Proof of Proposition 5.11 of David Cox's Primes of form $x^2+ny^2$? I'm just beginning to read the paper Finding Eisenstein Elements in Cyclic Number Fields of Odd Prime Degree.*
On the third page, in Lemma 2, the author references Proposition 5.11 of David Cox's Primes of the form $x^2+ny^2$, (John Wiley and Sons, New York, 1989), which is apparently found on page 102. It deals with inert primes.
Unfortunately, I don't have access to this book, and it is checked out at my local library for another 3 weeks. Could someone with access perhaps provide the proof of the proposition in question? I'd be very grateful.
*For some reason the link I copy from my browser doesn't seem to work as a link. Googling brings up the paper as the first result though.
 A: Here are lecture notes of a number theory course in Cambridge written by Markus Schepke.
Theorem 20 and Proposition 21 are essentially proposition 5.11 in Cox's book. However the author of your paper only uses a small corollary of the proposition, which is easy to prove on its own: 
Let $L=K(\alpha)/K$ with $\alpha\in\mathcal{O}_L$ be an extension of number fields, $p$ a prime of $K$. If the minimal polynomial of $\alpha,~m_\alpha(x)$ is irreducible over $\mathcal{O}_K/p$, then $p$ is inert.
Proof: Let $q$ be a prime of $L$ above $p$. Then $\mathcal{O}_L/q$ contains the image of $\alpha$, a root of $m_\alpha(x)\mod p$ and hence $[L:K]\geq f_{q/p}=[\mathcal{O}_L/q:\mathcal{O}_K/p]\geq\deg m_\alpha(x)=[L:K]$. So $q$ is the only prime above $p$.
Remark: For the first inequality above and the conclusion you can use Theorem 19 in the lecture notes I sent you. If $p\mathcal{O}_L=\prod_i q_i^{e_i}$, then 
$$
[L:K]=\sum_i e_{q_i/p}f_{q_i/p}.
$$
A: Just for reference, here is Cox's Proposition 5.11 and proof from the book. 

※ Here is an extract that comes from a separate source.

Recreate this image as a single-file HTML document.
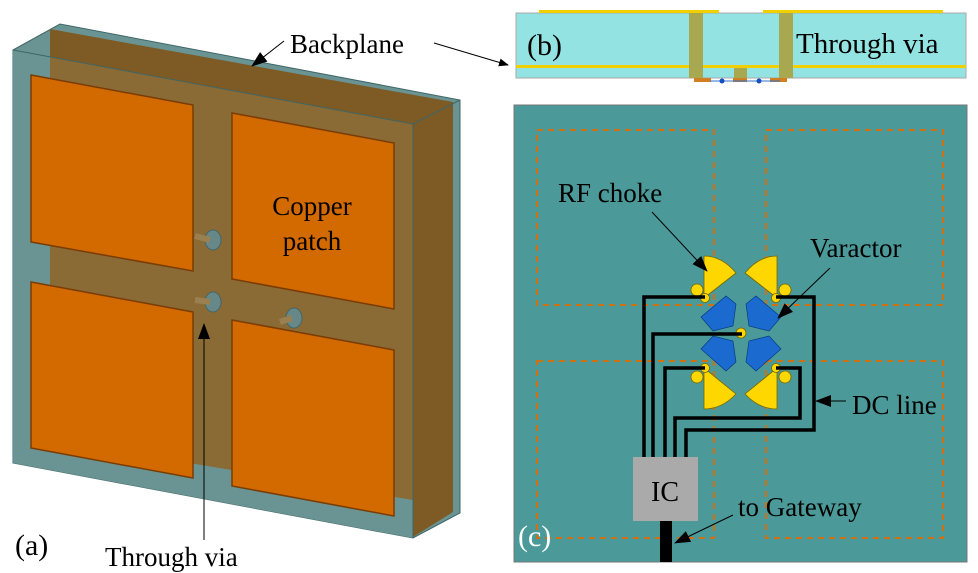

Proposition 5.11. Let $K\subset L$ be a Galois extension, where $L=K(\alpha)$ for
some $\alpha\in\mathcal{O}_L$. Let $f(x)$ be the monic minimal polynomial of 
$\alpha$ over $K$, so that $f(x)\in \mathcal{O}_K[x]$. If $\frak{p}$ is prime in $\mathcal{O}_K$ 
and $f(x)$ is separable modulo $\frak{p}$, then 


*

*$\frak{p}$ is unramified in $L$.

*If $f(x)\equiv f_1(x)\cdots f_g(x)\mod \frak{p}$, where the $f_i(x)$ are distinct and irreducible 
modulo $\frak{p}$, then ${\frak{P}}_i={\frak{p}}\mathcal{O}_L+f_i(\alpha)\mathcal{O}_L$
is a prime ideal of $\mathcal{O}_L$, ${\frak{P}}_i\neq{\frak{P}}_j$ for $i\neq j$, and 
$${\frak{p}}\mathcal{O}_L= {\frak{P}}_1\cdots {\frak{P}}_g.$$ Furthermore, all of the $f_i(x)$ have the same degree, which is the inertial degree $f$. 

*$\frak{p}$ splits completely in $L$ if and only if $f(x)\equiv 0\mod \frak{p}$ has a solution in $\mathcal{O}_K$. 


Proof. Note that 1. and 3. are immediate consequences of 2. (see Exercise 5.5). To prove 2., note that $f(x)$ separable modulo $\frak{p}$ implies that 
$$f(x)\equiv f_1(x)\cdots f_g(x)\mod\frak{p},$$ where the $f_i(x)$ are distinct and irreducible modulo $\frak{p}$. The fact that the above congruence  governs the 
splitting of $\frak{p}$ in $\mathcal{O}_L$ is a general fact that  holds for arbitrary finite extensions (see Marcus [77, Theorem 27]). However, the decomposition group from Proposition 5.10 makes the proof in the Galois case especially easy. See Exercise 5.6.$\qquad$ Q.E.D.